--- Start ---
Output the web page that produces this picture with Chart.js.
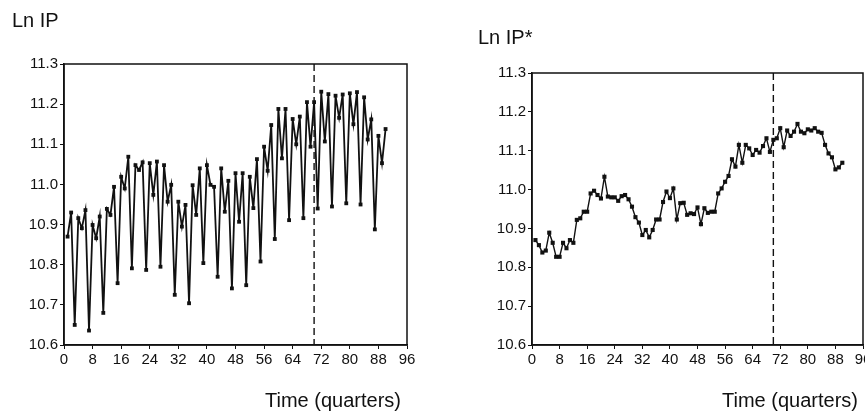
<!DOCTYPE html>
<html><head><meta charset="utf-8">
<script src="https://cdn.jsdelivr.net/npm/chart.js@4.4.1/dist/chart.umd.min.js"></script>
<style>
html,body{margin:0;padding:0;background:#fff;width:865px;height:412px;overflow:hidden;position:relative;font-family:"Liberation Sans",Arial,sans-serif;}
.wrap{position:absolute;top:0;}
.lbl{position:absolute;font-size:20px;color:#111;white-space:nowrap;line-height:20px;}
</style></head><body>
<div class="wrap" style="left:0px"><canvas id="c1" width="430" height="412"></canvas></div>
<div class="wrap" style="left:460px"><canvas id="c2" width="420" height="412"></canvas></div>
<div class="lbl" style="left:12px;top:10px">Ln IP</div>
<div class="lbl" style="left:478px;top:27px">Ln IP*</div>
<div class="lbl" style="left:265px;top:390px">Time (quarters)</div>
<div class="lbl" style="left:722px;top:390px">Time (quarters)</div>
<script>
// ---- data ----
const quarters = [1,2,3,4,5,6,7,8,9,10,11,12,13,14,15,16,17,18,19,20,21,22,23,24,25,26,27,28,29,30,
31,32,33,34,35,36,37,38,39,40,41,42,43,44,45,46,47,48,49,50,51,52,53,54,55,56,57,58,59,60,
61,62,63,64,65,66,67,68,69,70,71,72,73,74,75,76,77,78,79,80,81,82,83,84,85,86,87,88,89,90];

const lnIP = [10.87, 10.93, 10.65, 10.916, 10.891, 10.936, 10.636, 10.899, 10.866, 10.92,
10.68, 10.939, 10.924, 10.994, 10.754, 11.019, 10.99, 11.069, 10.791, 11.048,
11.036, 11.055, 10.787, 11.053, 10.974, 11.057, 10.795, 11.048, 10.957, 10.999,
10.725, 10.957, 10.895, 10.949, 10.704, 10.998, 10.924, 11.04, 10.804, 11.048,
10.999, 10.994, 10.77, 11.04, 10.932, 11.009, 10.741, 11.028, 10.907, 11.028,
10.749, 11.019, 10.941, 11.063, 10.808, 11.094, 11.034, 11.148, 10.864, 11.188,
11.065, 11.188, 10.911, 11.163, 11.1, 11.169, 10.916, 11.205, 11.094, 11.205,
10.94, 11.231, 11.107, 11.225, 10.945, 11.221, 11.166, 11.224, 10.953, 11.227,
11.15, 11.23, 10.95, 11.217, 11.112, 11.162, 10.888, 11.121, 11.053, 11.138];

const lnIPStar = [10.87, 10.857, 10.838, 10.843, 10.889, 10.863, 10.827, 10.827, 10.863, 10.849,
10.87, 10.863, 10.922, 10.926, 10.943, 10.943, 10.99, 10.997, 10.986, 10.977,
11.033, 10.982, 10.98, 10.98, 10.971, 10.983, 10.986, 10.975, 10.956, 10.929,
10.915, 10.883, 10.896, 10.877, 10.896, 10.923, 10.923, 10.968, 10.995, 10.978,
11.003, 10.923, 10.965, 10.966, 10.935, 10.939, 10.937, 10.954, 10.911, 10.952,
10.94, 10.943, 10.943, 10.99, 11.003, 11.02, 11.035, 11.078, 11.059, 11.115,
11.069, 11.115, 11.106, 11.089, 11.102, 11.095, 11.112, 11.132, 11.097, 11.128,
11.132, 11.158, 11.109, 11.152, 11.138, 11.149, 11.169, 11.149, 11.145, 11.155,
11.152, 11.158, 11.149, 11.146, 11.115, 11.093, 11.083, 11.052, 11.057, 11.069];

const xTicks = [0, 8, 16, 24, 32, 40, 48, 56, 64, 72, 80, 88, 96];
const yTicks = [10.6, 10.7, 10.8, 10.9, 11.0, 11.1, 11.2, 11.3];
const breakQuarter = 70;

// ---- drawing ----
const INK = '#111';
const framePlugin = {
  id: 'frame',
  afterDatasetsDraw(chart) {
    const {ctx, chartArea: a, scales} = chart;
    ctx.save();
    const bx = scales.x.getPixelForValue(breakQuarter);
    ctx.strokeStyle = INK; ctx.lineWidth = 1.4;
    ctx.setLineDash([7, 4]);
    ctx.beginPath(); ctx.moveTo(bx, a.top); ctx.lineTo(bx, a.bottom); ctx.stroke();
    ctx.setLineDash([]);
    ctx.lineWidth = 1.5;
    ctx.strokeRect(a.left, a.top, a.right - a.left, a.bottom - a.top);
    ctx.restore();
  }
};

function makeChart(id, values, W, H, area, pr, lw) {
  const pts = quarters.map((q, i) => ({x: q, y: values[i]}));
  return new Chart(document.getElementById(id), {
    type: 'line',
    data: {datasets: [{data: pts, borderColor: INK, backgroundColor: INK,
      borderWidth: lw, pointStyle: 'rect', pointRadius: pr, pointHoverRadius: pr,
      pointBackgroundColor: INK, pointBorderColor: INK, pointBorderWidth: 0, tension: 0, fill: false}]},
    options: {
      responsive: false, animation: false, events: [],
      layout: {padding: {left: 0, top: area.top, right: W - area.right, bottom: 0}},
      plugins: {legend: {display: false}, tooltip: {enabled: false}, title: {display: false}},
      scales: {
        x: {type: 'linear', min: xTicks[0], max: xTicks[xTicks.length - 1],
          afterBuildTicks: s => { s.ticks = xTicks.map(v => ({value: v})); },
          afterFit: s => { s.height = H - area.bottom; },
          grid: {display: true, drawOnChartArea: false, drawTicks: true, tickLength: 4, color: INK, lineWidth: 1},
          border: {display: true, color: INK, width: 1.5},
          ticks: {color: INK, padding: 2, maxRotation: 0, autoSkip: false,
            font: {family: '"Liberation Sans", Arial, sans-serif', size: 15}}},
        y: {type: 'linear', min: yTicks[0], max: yTicks[yTicks.length - 1],
          afterBuildTicks: s => { s.ticks = yTicks.map(v => ({value: v})); },
          afterFit: s => { s.width = area.left; },
          grid: {display: true, drawOnChartArea: false, drawTicks: true, tickLength: 4, color: INK, lineWidth: 1},
          border: {display: true, color: INK, width: 1.5},
          ticks: {color: INK, padding: 2, autoSkip: false,
            callback: v => Number(v).toFixed(1),
            font: {family: '"Liberation Sans", Arial, sans-serif', size: 15}}}
      }
    },
    plugins: [framePlugin]
  });
}

makeChart('c1', lnIP, 430, 412, {left: 64, top: 64, right: 407, bottom: 345}, 2.7, 1.8);
makeChart('c2', lnIPStar, 420, 412, {left: 72, top: 73, right: 403, bottom: 345}, 2.9, 1.4);
</script>
</body></html>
--- End ---
YOUR INSTRUCTIONS
Leaving the pictures aside, transcribe the entire listing exactly.

EXERCISE OUTPUT
Output the web page that produces this picture with Chart.js.
<!DOCTYPE html>
<html><head><meta charset="utf-8">
<script src="https://cdn.jsdelivr.net/npm/chart.js@4.4.1/dist/chart.umd.min.js"></script>
<style>
html,body{margin:0;padding:0;background:#fff;width:865px;height:412px;overflow:hidden;position:relative;font-family:"Liberation Sans",Arial,sans-serif;}
.wrap{position:absolute;top:0;}
.lbl{position:absolute;font-size:20px;color:#111;white-space:nowrap;line-height:20px;}
</style></head><body>
<div class="wrap" style="left:0px"><canvas id="c1" width="430" height="412"></canvas></div>
<div class="wrap" style="left:460px"><canvas id="c2" width="420" height="412"></canvas></div>
<div class="lbl" style="left:12px;top:10px">Ln IP</div>
<div class="lbl" style="left:478px;top:27px">Ln IP*</div>
<div class="lbl" style="left:265px;top:390px">Time (quarters)</div>
<div class="lbl" style="left:722px;top:390px">Time (quarters)</div>
<script>
// ---- data ----
const quarters = [1,2,3,4,5,6,7,8,9,10,11,12,13,14,15,16,17,18,19,20,21,22,23,24,25,26,27,28,29,30,
31,32,33,34,35,36,37,38,39,40,41,42,43,44,45,46,47,48,49,50,51,52,53,54,55,56,57,58,59,60,
61,62,63,64,65,66,67,68,69,70,71,72,73,74,75,76,77,78,79,80,81,82,83,84,85,86,87,88,89,90];

const lnIP = [10.87, 10.93, 10.65, 10.916, 10.891, 10.936, 10.636, 10.899, 10.866, 10.92,
10.68, 10.939, 10.924, 10.994, 10.754, 11.019, 10.99, 11.069, 10.791, 11.048,
11.036, 11.055, 10.787, 11.053, 10.974, 11.057, 10.795, 11.048, 10.957, 10.999,
10.725, 10.957, 10.895, 10.949, 10.704, 10.998, 10.924, 11.04, 10.804, 11.048,
10.999, 10.994, 10.77, 11.04, 10.932, 11.009, 10.741, 11.028, 10.907, 11.028,
10.749, 11.019, 10.941, 11.063, 10.808, 11.094, 11.034, 11.148, 10.864, 11.188,
11.065, 11.188, 10.911, 11.163, 11.1, 11.169, 10.916, 11.205, 11.094, 11.205,
10.94, 11.231, 11.107, 11.225, 10.945, 11.221, 11.166, 11.224, 10.953, 11.227,
11.15, 11.23, 10.95, 11.217, 11.112, 11.162, 10.888, 11.121, 11.053, 11.138];

const lnIPStar = [10.87, 10.857, 10.838, 10.843, 10.889, 10.863, 10.827, 10.827, 10.863, 10.849,
10.87, 10.863, 10.922, 10.926, 10.943, 10.943, 10.99, 10.997, 10.986, 10.977,
11.033, 10.982, 10.98, 10.98, 10.971, 10.983, 10.986, 10.975, 10.956, 10.929,
10.915, 10.883, 10.896, 10.877, 10.896, 10.923, 10.923, 10.968, 10.995, 10.978,
11.003, 10.923, 10.965, 10.966, 10.935, 10.939, 10.937, 10.954, 10.911, 10.952,
10.94, 10.943, 10.943, 10.99, 11.003, 11.02, 11.035, 11.078, 11.059, 11.115,
11.069, 11.115, 11.106, 11.089, 11.102, 11.095, 11.112, 11.132, 11.097, 11.128,
11.132, 11.158, 11.109, 11.152, 11.138, 11.149, 11.169, 11.149, 11.145, 11.155,
11.152, 11.158, 11.149, 11.146, 11.115, 11.093, 11.083, 11.052, 11.057, 11.069];

const xTicks = [0, 8, 16, 24, 32, 40, 48, 56, 64, 72, 80, 88, 96];
const yTicks = [10.6, 10.7, 10.8, 10.9, 11.0, 11.1, 11.2, 11.3];
const breakQuarter = 70;

// ---- drawing ----
const INK = '#111';
const framePlugin = {
  id: 'frame',
  afterDatasetsDraw(chart) {
    const {ctx, chartArea: a, scales} = chart;
    ctx.save();
    const bx = scales.x.getPixelForValue(breakQuarter);
    ctx.strokeStyle = INK; ctx.lineWidth = 1.4;
    ctx.setLineDash([7, 4]);
    ctx.beginPath(); ctx.moveTo(bx, a.top); ctx.lineTo(bx, a.bottom); ctx.stroke();
    ctx.setLineDash([]);
    ctx.lineWidth = 1.5;
    ctx.strokeRect(a.left, a.top, a.right - a.left, a.bottom - a.top);
    ctx.restore();
  }
};

function makeChart(id, values, W, H, area, pr, lw) {
  const pts = quarters.map((q, i) => ({x: q, y: values[i]}));
  return new Chart(document.getElementById(id), {
    type: 'line',
    data: {datasets: [{data: pts, borderColor: INK, backgroundColor: INK,
      borderWidth: lw, pointStyle: 'rect', pointRadius: pr, pointHoverRadius: pr,
      pointBackgroundColor: INK, pointBorderColor: INK, pointBorderWidth: 0, tension: 0, fill: false}]},
    options: {
      responsive: false, animation: false, events: [],
      layout: {padding: {left: 0, top: area.top, right: W - area.right, bottom: 0}},
      plugins: {legend: {display: false}, tooltip: {enabled: false}, title: {display: false}},
      scales: {
        x: {type: 'linear', min: xTicks[0], max: xTicks[xTicks.length - 1],
          afterBuildTicks: s => { s.ticks = xTicks.map(v => ({value: v})); },
          afterFit: s => { s.height = H - area.bottom; },
          grid: {display: true, drawOnChartArea: false, drawTicks: true, tickLength: 4, color: INK, lineWidth: 1},
          border: {display: true, color: INK, width: 1.5},
          ticks: {color: INK, padding: 2, maxRotation: 0, autoSkip: false,
            font: {family: '"Liberation Sans", Arial, sans-serif', size: 15}}},
        y: {type: 'linear', min: yTicks[0], max: yTicks[yTicks.length - 1],
          afterBuildTicks: s => { s.ticks = yTicks.map(v => ({value: v})); },
          afterFit: s => { s.width = area.left; },
          grid: {display: true, drawOnChartArea: false, drawTicks: true, tickLength: 4, color: INK, lineWidth: 1},
          border: {display: true, color: INK, width: 1.5},
          ticks: {color: INK, padding: 2, autoSkip: false,
            callback: v => Number(v).toFixed(1),
            font: {family: '"Liberation Sans", Arial, sans-serif', size: 15}}}
      }
    },
    plugins: [framePlugin]
  });
}

makeChart('c1', lnIP, 430, 412, {left: 64, top: 64, right: 407, bottom: 345}, 2.7, 1.8);
makeChart('c2', lnIPStar, 420, 412, {left: 72, top: 73, right: 403, bottom: 345}, 2.9, 1.4);
</script>
</body></html>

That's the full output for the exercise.